Only the lines from the start of the data through the line with "0.008, 0.004, 0.005];" belong in the copy. Restate them word for word, minus the pictures.

-- Begin --

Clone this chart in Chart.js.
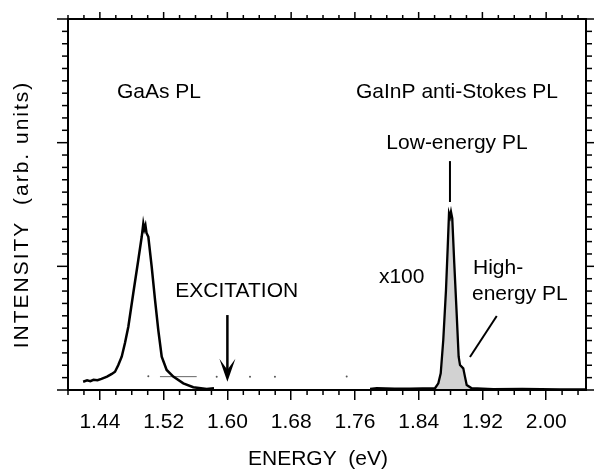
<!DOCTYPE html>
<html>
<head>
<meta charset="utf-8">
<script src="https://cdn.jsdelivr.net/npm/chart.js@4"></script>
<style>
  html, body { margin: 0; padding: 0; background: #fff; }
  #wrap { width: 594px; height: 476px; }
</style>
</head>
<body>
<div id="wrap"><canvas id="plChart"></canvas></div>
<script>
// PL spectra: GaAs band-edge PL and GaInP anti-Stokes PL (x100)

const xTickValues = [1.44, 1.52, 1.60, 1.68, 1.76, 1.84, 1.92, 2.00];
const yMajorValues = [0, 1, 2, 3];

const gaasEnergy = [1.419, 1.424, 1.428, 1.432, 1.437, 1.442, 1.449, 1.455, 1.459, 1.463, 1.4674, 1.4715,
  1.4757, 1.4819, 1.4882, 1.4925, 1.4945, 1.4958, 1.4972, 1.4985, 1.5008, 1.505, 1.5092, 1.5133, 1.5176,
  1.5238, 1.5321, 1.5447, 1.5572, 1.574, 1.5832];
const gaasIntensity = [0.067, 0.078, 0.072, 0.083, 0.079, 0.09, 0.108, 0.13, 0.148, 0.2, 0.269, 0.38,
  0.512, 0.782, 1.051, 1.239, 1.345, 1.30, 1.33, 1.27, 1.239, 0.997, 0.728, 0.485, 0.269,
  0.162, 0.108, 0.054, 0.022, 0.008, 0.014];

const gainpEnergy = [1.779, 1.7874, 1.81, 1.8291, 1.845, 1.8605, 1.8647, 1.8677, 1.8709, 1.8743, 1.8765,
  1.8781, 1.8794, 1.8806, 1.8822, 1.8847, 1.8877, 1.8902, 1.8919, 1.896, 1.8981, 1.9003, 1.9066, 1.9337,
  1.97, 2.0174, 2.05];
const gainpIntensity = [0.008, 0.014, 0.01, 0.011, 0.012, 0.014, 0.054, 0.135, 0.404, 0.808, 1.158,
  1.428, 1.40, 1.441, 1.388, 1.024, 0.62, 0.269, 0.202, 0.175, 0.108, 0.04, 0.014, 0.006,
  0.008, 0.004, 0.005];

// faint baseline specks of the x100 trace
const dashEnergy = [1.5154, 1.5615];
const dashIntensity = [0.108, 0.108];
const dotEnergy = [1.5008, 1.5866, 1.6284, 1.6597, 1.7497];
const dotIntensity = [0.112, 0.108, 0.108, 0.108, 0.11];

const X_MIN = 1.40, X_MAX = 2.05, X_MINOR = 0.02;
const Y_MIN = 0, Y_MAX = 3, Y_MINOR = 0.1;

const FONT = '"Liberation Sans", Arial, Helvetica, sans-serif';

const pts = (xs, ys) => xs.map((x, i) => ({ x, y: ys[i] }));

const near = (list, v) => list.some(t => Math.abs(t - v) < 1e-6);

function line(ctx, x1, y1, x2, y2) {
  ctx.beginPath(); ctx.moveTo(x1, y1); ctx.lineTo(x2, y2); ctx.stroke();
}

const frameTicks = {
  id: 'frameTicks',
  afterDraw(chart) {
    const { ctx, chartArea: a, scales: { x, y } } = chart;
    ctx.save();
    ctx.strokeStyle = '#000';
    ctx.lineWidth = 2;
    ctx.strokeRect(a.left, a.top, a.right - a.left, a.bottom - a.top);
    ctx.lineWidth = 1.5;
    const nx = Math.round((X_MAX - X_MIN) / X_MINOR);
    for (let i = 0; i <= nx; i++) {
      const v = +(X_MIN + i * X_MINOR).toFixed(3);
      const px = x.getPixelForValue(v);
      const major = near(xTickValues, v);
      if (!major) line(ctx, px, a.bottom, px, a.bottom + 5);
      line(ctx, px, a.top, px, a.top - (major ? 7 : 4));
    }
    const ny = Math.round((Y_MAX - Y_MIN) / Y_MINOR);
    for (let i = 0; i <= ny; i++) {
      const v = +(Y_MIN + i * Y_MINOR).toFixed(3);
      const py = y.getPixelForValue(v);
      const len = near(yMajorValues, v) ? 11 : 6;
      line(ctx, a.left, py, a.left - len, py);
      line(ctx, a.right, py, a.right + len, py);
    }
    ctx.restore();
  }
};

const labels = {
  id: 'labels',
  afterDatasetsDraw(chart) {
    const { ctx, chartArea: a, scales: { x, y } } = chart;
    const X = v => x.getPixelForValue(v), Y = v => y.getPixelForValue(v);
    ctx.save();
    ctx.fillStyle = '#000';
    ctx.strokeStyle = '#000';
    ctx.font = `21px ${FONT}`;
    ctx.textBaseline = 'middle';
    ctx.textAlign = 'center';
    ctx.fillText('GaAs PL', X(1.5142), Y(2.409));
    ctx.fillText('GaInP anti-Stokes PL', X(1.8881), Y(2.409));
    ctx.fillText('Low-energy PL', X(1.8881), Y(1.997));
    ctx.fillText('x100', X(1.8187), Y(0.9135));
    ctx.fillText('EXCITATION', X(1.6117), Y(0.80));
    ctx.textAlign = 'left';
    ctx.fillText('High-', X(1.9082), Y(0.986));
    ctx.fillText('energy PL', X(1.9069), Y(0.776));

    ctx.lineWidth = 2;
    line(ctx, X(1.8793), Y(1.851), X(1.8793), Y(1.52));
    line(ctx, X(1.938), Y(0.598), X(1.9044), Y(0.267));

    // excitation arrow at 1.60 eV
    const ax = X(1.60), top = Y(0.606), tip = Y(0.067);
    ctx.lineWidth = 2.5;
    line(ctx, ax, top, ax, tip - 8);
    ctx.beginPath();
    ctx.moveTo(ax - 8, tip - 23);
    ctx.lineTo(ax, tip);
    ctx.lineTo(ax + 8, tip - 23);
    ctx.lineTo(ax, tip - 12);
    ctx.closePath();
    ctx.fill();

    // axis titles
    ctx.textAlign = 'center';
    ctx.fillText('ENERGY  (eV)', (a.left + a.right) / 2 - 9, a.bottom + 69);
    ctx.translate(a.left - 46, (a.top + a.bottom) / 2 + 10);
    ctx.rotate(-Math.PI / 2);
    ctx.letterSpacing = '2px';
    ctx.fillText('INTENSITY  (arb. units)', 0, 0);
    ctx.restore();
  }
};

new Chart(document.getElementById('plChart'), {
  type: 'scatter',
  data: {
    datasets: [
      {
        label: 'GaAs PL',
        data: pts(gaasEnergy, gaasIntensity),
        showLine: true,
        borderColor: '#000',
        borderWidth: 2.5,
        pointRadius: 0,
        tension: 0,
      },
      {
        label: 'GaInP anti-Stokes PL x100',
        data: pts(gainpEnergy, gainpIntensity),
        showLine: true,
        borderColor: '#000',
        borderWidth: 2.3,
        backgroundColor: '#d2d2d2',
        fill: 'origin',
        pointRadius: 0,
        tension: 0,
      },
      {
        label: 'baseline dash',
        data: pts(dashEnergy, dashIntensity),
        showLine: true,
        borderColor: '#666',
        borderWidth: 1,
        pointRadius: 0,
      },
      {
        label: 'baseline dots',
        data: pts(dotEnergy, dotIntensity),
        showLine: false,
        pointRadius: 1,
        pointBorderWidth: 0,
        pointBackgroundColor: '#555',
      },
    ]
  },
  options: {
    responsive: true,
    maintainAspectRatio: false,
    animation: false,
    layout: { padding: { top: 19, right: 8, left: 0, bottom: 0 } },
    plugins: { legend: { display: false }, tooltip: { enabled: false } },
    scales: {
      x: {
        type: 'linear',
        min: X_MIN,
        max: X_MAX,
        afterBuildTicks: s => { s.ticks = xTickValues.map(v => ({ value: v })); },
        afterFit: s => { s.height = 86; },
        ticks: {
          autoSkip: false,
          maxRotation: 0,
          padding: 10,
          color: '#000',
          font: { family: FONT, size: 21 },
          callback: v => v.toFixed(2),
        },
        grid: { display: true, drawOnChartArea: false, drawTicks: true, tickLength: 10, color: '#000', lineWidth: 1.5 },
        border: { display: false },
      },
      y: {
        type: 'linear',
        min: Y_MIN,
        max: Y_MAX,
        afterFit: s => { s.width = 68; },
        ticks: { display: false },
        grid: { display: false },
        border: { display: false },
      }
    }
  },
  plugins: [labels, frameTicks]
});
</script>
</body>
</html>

-- End --

# Response
Clone this chart in Chart.js.
<!DOCTYPE html>
<html>
<head>
<meta charset="utf-8">
<script src="https://cdn.jsdelivr.net/npm/chart.js@4"></script>
<style>
  html, body { margin: 0; padding: 0; background: #fff; }
  #wrap { width: 594px; height: 476px; }
</style>
</head>
<body>
<div id="wrap"><canvas id="plChart"></canvas></div>
<script>
// PL spectra: GaAs band-edge PL and GaInP anti-Stokes PL (x100)

const xTickValues = [1.44, 1.52, 1.60, 1.68, 1.76, 1.84, 1.92, 2.00];
const yMajorValues = [0, 1, 2, 3];

const gaasEnergy = [1.419, 1.424, 1.428, 1.432, 1.437, 1.442, 1.449, 1.455, 1.459, 1.463, 1.4674, 1.4715,
  1.4757, 1.4819, 1.4882, 1.4925, 1.4945, 1.4958, 1.4972, 1.4985, 1.5008, 1.505, 1.5092, 1.5133, 1.5176,
  1.5238, 1.5321, 1.5447, 1.5572, 1.574, 1.5832];
const gaasIntensity = [0.067, 0.078, 0.072, 0.083, 0.079, 0.09, 0.108, 0.13, 0.148, 0.2, 0.269, 0.38,
  0.512, 0.782, 1.051, 1.239, 1.345, 1.30, 1.33, 1.27, 1.239, 0.997, 0.728, 0.485, 0.269,
  0.162, 0.108, 0.054, 0.022, 0.008, 0.014];

const gainpEnergy = [1.779, 1.7874, 1.81, 1.8291, 1.845, 1.8605, 1.8647, 1.8677, 1.8709, 1.8743, 1.8765,
  1.8781, 1.8794, 1.8806, 1.8822, 1.8847, 1.8877, 1.8902, 1.8919, 1.896, 1.8981, 1.9003, 1.9066, 1.9337,
  1.97, 2.0174, 2.05];
const gainpIntensity = [0.008, 0.014, 0.01, 0.011, 0.012, 0.014, 0.054, 0.135, 0.404, 0.808, 1.158,
  1.428, 1.40, 1.441, 1.388, 1.024, 0.62, 0.269, 0.202, 0.175, 0.108, 0.04, 0.014, 0.006,
  0.008, 0.004, 0.005];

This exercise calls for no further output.